------ GIVEN DATA
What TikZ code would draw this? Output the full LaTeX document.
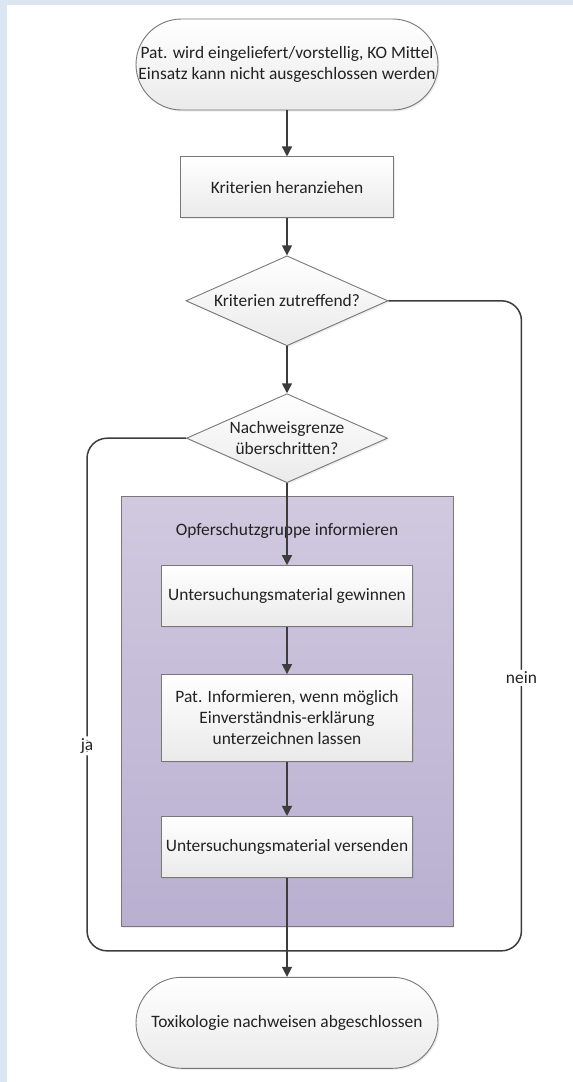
\documentclass[tikz,border=0pt]{standalone}
\usepackage{fontspec}
\setmainfont{Carlito}
\usepackage{tikz}
\usetikzlibrary{arrows.meta,positioning,calc,shapes.geometric,shadows,fit,backgrounds}
\definecolor{frameblue}{RGB}{220,230,242}
\definecolor{linegray}{RGB}{60,60,60}
\definecolor{bordergray}{RGB}{120,120,120}
\definecolor{textgray}{RGB}{34,34,34}
\definecolor{boxbot}{RGB}{234,234,234}
\definecolor{purpletop}{RGB}{208,201,223}
\definecolor{purplebot}{RGB}{185,176,209}

\begin{document}
\begin{tikzpicture}[x=1pt,y=1pt,
    font=\fontsize{17.4}{21}\selectfont, text=textgray,
    base/.style={draw=bordergray,line width=0.9pt,top color=white,bottom color=boxbot,
      drop shadow={opacity=0.15,shadow xshift=1.5pt,shadow yshift=-1.5pt}},
    terminal/.style={base,rectangle,rounded corners=45.5pt,minimum width=302pt,minimum height=91pt,inner sep=0pt,align=center},
    process/.style={base,rectangle,minimum width=251pt,minimum height=61pt,align=center},
    decision/.style={base,diamond,minimum width=202pt,minimum height=90pt,inner sep=0pt},
    group/.style={draw=bordergray,line width=0.9pt,top color=purpletop,bottom color=purplebot,inner sep=0pt,
      drop shadow={opacity=0.15,shadow xshift=1.5pt,shadow yshift=-1.5pt}},
    flow/.style={draw=linegray,line width=1.5pt,-{Triangle[width=10pt,length=10pt]}},
    loopline/.style={draw=linegray,line width=1.5pt,rounded corners=20pt},
    answer/.style={fill=white,inner sep=2pt}]

  \useasboundingbox (0,0) rectangle (573,-1082);
  \begin{scope}[on background layer]
    \fill[frameblue] (0,0) rectangle (573,-1082);
    \fill[white] (7,-5) rectangle (573,-1082);
  \end{scope}

  % main column
  \node[terminal] (start) at (287,-64.5) {Pat. wird eingeliefert/vorstellig, KO Mittel\\Einsatz kann nicht ausgeschlossen werden};
  \node[process, minimum width=213pt, below=46pt of start] (crit) {Kriterien heranziehen};
  \node[decision, below=37pt of crit, label=center:{Kriterien zutreffend?}] (zutreffend) {};
  \node[decision, minimum width=201pt, minimum height=89pt, below=47pt of zutreffend,
        label={[align=center]center:Nachweisgrenze\\überschritten?}] (nachweis) {};
  \node[process, below=82pt of nachweis] (gewinnen) {Untersuchungsmaterial gewinnen};
  \node[process, minimum height=87pt, below=47pt of gewinnen] (aufklaeren) {Pat. Informieren, wenn möglich\\Einverständnis-erklärung\\unterzeichnen lassen};
  \node[process, below=54pt of aufklaeren] (versenden) {Untersuchungsmaterial versenden};
  \node[terminal, below=99pt of versenden] (ende) {Toxikologie nachweisen abgeschlossen};

  % group behind the three steps
  \begin{scope}[on background layer]
    \node[group, fit={($(gewinnen.north west)+(-40pt,69pt)$) ($(versenden.south east)+(40pt,-49pt)$)},
          label={[below=24pt]north:Opferschutzgruppe informieren}] (opferschutz) {};
  \end{scope}

  % connectors
  \draw[flow] (start) -- (crit);
  \draw[flow] (crit) -- (zutreffend);
  \draw[flow] (zutreffend) -- (nachweis);
  \draw[flow] (nachweis) -- (gewinnen);
  \draw[flow] (gewinnen) -- (aufklaeren);
  \draw[flow] (aufklaeren) -- (versenden);
  \draw[flow] (versenden) -- (ende);
  \coordinate (merge) at ($(ende.north)+(0,26pt)$);
  \draw[loopline] (zutreffend.east) -- ++(133pt,0) |- (merge) node[answer,pos=0.29] {nein};
  \draw[loopline] (nachweis.west) -- ++(-99pt,0) |- (merge) node[answer,pos=0.3] {ja};
\end{tikzpicture}
\end{document}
------------
▶ [STATED PROBLEM]
Repeat the material above in full and exactly, apart from the pictures.

▶ [COMPLETED EXERCISE]
What TikZ code would draw this? Output the full LaTeX document.
\documentclass[tikz,border=0pt]{standalone}
\usepackage{fontspec}
\setmainfont{Carlito}
\usepackage{tikz}
\usetikzlibrary{arrows.meta,positioning,calc,shapes.geometric,shadows,fit,backgrounds}
\definecolor{frameblue}{RGB}{220,230,242}
\definecolor{linegray}{RGB}{60,60,60}
\definecolor{bordergray}{RGB}{120,120,120}
\definecolor{textgray}{RGB}{34,34,34}
\definecolor{boxbot}{RGB}{234,234,234}
\definecolor{purpletop}{RGB}{208,201,223}
\definecolor{purplebot}{RGB}{185,176,209}

\begin{document}
\begin{tikzpicture}[x=1pt,y=1pt,
    font=\fontsize{17.4}{21}\selectfont, text=textgray,
    base/.style={draw=bordergray,line width=0.9pt,top color=white,bottom color=boxbot,
      drop shadow={opacity=0.15,shadow xshift=1.5pt,shadow yshift=-1.5pt}},
    terminal/.style={base,rectangle,rounded corners=45.5pt,minimum width=302pt,minimum height=91pt,inner sep=0pt,align=center},
    process/.style={base,rectangle,minimum width=251pt,minimum height=61pt,align=center},
    decision/.style={base,diamond,minimum width=202pt,minimum height=90pt,inner sep=0pt},
    group/.style={draw=bordergray,line width=0.9pt,top color=purpletop,bottom color=purplebot,inner sep=0pt,
      drop shadow={opacity=0.15,shadow xshift=1.5pt,shadow yshift=-1.5pt}},
    flow/.style={draw=linegray,line width=1.5pt,-{Triangle[width=10pt,length=10pt]}},
    loopline/.style={draw=linegray,line width=1.5pt,rounded corners=20pt},
    answer/.style={fill=white,inner sep=2pt}]

  \useasboundingbox (0,0) rectangle (573,-1082);
  \begin{scope}[on background layer]
    \fill[frameblue] (0,0) rectangle (573,-1082);
    \fill[white] (7,-5) rectangle (573,-1082);
  \end{scope}

  % main column
  \node[terminal] (start) at (287,-64.5) {Pat. wird eingeliefert/vorstellig, KO Mittel\\Einsatz kann nicht ausgeschlossen werden};
  \node[process, minimum width=213pt, below=46pt of start] (crit) {Kriterien heranziehen};
  \node[decision, below=37pt of crit, label=center:{Kriterien zutreffend?}] (zutreffend) {};
  \node[decision, minimum width=201pt, minimum height=89pt, below=47pt of zutreffend,
        label={[align=center]center:Nachweisgrenze\\überschritten?}] (nachweis) {};
  \node[process, below=82pt of nachweis] (gewinnen) {Untersuchungsmaterial gewinnen};
  \node[process, minimum height=87pt, below=47pt of gewinnen] (aufklaeren) {Pat. Informieren, wenn möglich\\Einverständnis-erklärung\\unterzeichnen lassen};
  \node[process, below=54pt of aufklaeren] (versenden) {Untersuchungsmaterial versenden};
  \node[terminal, below=99pt of versenden] (ende) {Toxikologie nachweisen abgeschlossen};

  % group behind the three steps
  \begin{scope}[on background layer]
    \node[group, fit={($(gewinnen.north west)+(-40pt,69pt)$) ($(versenden.south east)+(40pt,-49pt)$)},
          label={[below=24pt]north:Opferschutzgruppe informieren}] (opferschutz) {};
  \end{scope}

  % connectors
  \draw[flow] (start) -- (crit);
  \draw[flow] (crit) -- (zutreffend);
  \draw[flow] (zutreffend) -- (nachweis);
  \draw[flow] (nachweis) -- (gewinnen);
  \draw[flow] (gewinnen) -- (aufklaeren);
  \draw[flow] (aufklaeren) -- (versenden);
  \draw[flow] (versenden) -- (ende);
  \coordinate (merge) at ($(ende.north)+(0,26pt)$);
  \draw[loopline] (zutreffend.east) -- ++(133pt,0) |- (merge) node[answer,pos=0.29] {nein};
  \draw[loopline] (nachweis.west) -- ++(-99pt,0) |- (merge) node[answer,pos=0.3] {ja};
\end{tikzpicture}
\end{document}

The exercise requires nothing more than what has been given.